Una de las historias familiares que siempre me ha fascinado relata el paso de un regimiento de soldados italianos (que participaban en la ofensiva alemana en el Este) por Floresti, mi ciudad natal, el verano de 1942. Los comentarios que se hacían de ellos eran totalmente opuestos a la imagen típica de la guerra que trasmitían las películas soviéticas de mi infancia. Su actitud era más bien indiferente, casi filosófica. Como si se tratase de un tapiz en la penumbra de una sala con las cortinas echadas, la imagen de la situación mundial que se desplegaba ante los ojos de mis compatriotas despertaba en su alma el miedo a lo desconocido pero, sobre todo, despertaba una enorme curiosidad.
Esta curiosidad siempre resultó un tema tabú entre mis abuelos. Existía cierta tensión en la que yo no participaba y de la que no me explicaron el origen hasta muchos años después. El acantonamiento de los italianos en Floresti no alcanzó la dimensión épica de la historia narrada en la película La mandolina del Capitán Corelli, rodada en 2001 basándose en la novela de Louis de Bernières. Aunque el pueblo de mis abuelos comparte en cierto modo algo de la austeridad de la isla jónica de Cefalonia, la que ocupaban las tropas italianas en la película.
Mi abuela Ioana, profesora de primaria del pueblo, conoció a un joven teniente llamado Vincenzo que venía de la provincia de Massa-Carrara, la conocida región de los artesanos del mármol.
El idilio entre los dos dejó huella: siete cartas que envió el soldado después de que los italianos abandonasen la zona. Llamaba a mi abuela “la Italiana”. El soldado había aprendido algunas palabras en rumano con las que adornaba las cartas.
Las cartas de Vincenzo me sirvieron de inspiración para escribir una novela. Desde que las descubrí me he dedicado a recabar datos. Mis primos italianos, que viven allí con sus familias, también me han ayudado. Conseguí, gracias a ellos, seguir el hilo de esta historia hasta llegar al pueblo de Vincenzo.
En los últimos años las cosas han cambiado mucho en Moldavia. Ahora, a la tarima a la que solíamos venir a jugar o a bailar los domingos, la gente viene a recoger los paquetes y el dinero que envían los familiares que se han ido a trabajar “fuera”. Al ver el revuelo que se forma alrededor de los microbuses abarrotados comprendemos que no se trata solamente del dinero que les ayuda a sobrevivir, sino de una forma de estar conectados con lo que sucede en el mundo, con la parte de Europa que sí cuenta. Es su forma de ayudar a forjar el futuro porque no solo los reciben, también envían paquetes, quesos, mermeladas “hechos en casa”.

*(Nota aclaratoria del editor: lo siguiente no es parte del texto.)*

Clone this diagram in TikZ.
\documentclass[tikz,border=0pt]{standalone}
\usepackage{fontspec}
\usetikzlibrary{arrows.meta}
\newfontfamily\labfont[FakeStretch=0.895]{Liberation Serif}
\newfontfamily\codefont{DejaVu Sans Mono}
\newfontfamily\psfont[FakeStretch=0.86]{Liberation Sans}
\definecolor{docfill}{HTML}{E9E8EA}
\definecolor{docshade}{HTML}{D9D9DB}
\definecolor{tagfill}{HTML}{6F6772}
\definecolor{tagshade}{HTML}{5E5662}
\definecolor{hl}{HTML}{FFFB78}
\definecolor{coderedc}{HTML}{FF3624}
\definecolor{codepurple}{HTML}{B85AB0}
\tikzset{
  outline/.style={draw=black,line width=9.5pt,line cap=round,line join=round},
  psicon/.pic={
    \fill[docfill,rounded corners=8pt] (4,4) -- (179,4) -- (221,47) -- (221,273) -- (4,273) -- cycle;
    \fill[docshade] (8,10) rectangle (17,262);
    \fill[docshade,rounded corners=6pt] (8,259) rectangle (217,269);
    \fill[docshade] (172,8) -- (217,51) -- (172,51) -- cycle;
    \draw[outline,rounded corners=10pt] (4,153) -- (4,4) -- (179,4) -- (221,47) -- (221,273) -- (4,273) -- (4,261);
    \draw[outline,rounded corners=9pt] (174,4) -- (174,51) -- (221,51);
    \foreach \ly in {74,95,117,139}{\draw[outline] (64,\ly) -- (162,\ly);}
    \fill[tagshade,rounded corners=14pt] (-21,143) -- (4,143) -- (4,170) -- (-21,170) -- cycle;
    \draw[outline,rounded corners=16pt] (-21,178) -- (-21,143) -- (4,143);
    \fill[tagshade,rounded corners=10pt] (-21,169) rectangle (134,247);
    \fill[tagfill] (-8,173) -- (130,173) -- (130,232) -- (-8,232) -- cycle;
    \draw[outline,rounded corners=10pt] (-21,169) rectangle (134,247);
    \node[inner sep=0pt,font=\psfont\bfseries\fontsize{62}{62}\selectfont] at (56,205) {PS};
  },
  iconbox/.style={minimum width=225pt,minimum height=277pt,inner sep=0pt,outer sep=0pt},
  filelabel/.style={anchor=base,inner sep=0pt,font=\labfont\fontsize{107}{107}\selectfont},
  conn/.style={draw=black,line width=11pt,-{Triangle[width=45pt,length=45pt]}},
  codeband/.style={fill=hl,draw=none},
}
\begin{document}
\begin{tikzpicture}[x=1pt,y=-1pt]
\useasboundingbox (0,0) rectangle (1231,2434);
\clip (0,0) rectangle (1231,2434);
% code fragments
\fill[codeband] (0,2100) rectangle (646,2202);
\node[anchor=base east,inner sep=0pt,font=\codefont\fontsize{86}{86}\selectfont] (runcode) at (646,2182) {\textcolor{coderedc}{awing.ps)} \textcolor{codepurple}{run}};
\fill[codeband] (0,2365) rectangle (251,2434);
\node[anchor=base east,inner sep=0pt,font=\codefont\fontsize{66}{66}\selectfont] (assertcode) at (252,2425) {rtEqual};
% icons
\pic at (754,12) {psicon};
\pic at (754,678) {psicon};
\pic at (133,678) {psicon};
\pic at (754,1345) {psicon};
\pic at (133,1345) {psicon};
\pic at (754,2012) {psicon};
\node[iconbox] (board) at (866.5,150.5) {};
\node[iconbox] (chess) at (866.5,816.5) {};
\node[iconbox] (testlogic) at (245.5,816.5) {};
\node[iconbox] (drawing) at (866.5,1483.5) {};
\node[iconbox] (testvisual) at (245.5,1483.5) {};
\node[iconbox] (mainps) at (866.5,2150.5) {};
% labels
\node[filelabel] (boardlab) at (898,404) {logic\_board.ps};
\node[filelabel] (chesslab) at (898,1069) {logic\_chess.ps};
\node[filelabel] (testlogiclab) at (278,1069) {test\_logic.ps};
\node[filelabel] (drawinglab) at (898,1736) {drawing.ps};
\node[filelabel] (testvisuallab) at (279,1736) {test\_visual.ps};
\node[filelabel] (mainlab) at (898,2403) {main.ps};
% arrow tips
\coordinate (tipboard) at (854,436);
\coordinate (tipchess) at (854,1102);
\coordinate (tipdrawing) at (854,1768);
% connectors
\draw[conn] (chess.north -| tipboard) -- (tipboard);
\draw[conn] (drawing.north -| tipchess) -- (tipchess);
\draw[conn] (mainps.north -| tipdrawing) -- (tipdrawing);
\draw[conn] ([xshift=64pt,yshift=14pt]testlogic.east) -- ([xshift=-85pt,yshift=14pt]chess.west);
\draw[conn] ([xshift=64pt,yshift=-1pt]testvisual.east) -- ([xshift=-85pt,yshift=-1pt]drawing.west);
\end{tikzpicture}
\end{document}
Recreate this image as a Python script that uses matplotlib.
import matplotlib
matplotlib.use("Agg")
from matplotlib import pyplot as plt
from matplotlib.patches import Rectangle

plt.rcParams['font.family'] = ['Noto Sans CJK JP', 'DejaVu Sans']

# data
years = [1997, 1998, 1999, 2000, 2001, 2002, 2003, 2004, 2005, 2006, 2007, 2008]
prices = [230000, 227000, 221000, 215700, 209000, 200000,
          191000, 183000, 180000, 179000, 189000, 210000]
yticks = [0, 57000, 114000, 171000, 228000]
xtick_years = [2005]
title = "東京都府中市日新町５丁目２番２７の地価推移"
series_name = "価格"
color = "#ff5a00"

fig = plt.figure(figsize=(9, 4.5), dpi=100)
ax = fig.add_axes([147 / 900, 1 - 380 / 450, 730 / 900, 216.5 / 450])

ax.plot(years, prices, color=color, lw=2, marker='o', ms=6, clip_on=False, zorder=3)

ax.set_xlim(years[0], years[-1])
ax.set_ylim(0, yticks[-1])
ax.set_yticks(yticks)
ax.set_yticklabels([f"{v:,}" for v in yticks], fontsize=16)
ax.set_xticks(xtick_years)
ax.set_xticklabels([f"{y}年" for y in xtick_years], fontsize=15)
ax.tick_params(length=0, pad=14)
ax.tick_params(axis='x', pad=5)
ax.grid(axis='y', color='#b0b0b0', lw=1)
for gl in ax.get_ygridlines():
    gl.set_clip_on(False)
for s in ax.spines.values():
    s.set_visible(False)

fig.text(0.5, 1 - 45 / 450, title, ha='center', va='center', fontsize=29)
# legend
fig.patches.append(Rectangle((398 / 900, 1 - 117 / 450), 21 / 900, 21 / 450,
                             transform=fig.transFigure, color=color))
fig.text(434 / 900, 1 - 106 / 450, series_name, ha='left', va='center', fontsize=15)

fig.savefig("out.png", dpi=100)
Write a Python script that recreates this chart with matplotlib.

Por último, más allá del drama de los que dejan su hogar empujados por la pobreza, el éxodo de los moldavos hacia el Oeste es un gesto tardío de resarcimiento histórico. Resarcimiento por la historia con la que mis compatriotas se cruzaban frente a las puertas de sus casas hace 65 años, a través de aquellos soldados morenos de piel que hablaban un idioma melodioso. Un puente tendido por encima del tiempo y un tintero en el que Vincenzo recargaba su pluma. Europa en el tintero. Me pregunto si encontraríamos Floresti en el mapa afectivo de los italianos de la misma forma que aparece la provincia de Massa-Carrara en la topografía afectiva de mi familia. Estoy deseando llegar a la ciudad de los artesanos del mármol para ver si responde a mis expectativas. Espero volver a ver el castillo en la colina. Es allí donde debería encontrarlo, majestuoso, con los torreones bañados por la luz del sol, tal y como lo vi por primera vez, tal y como lo soñé en las largas tardes de verano.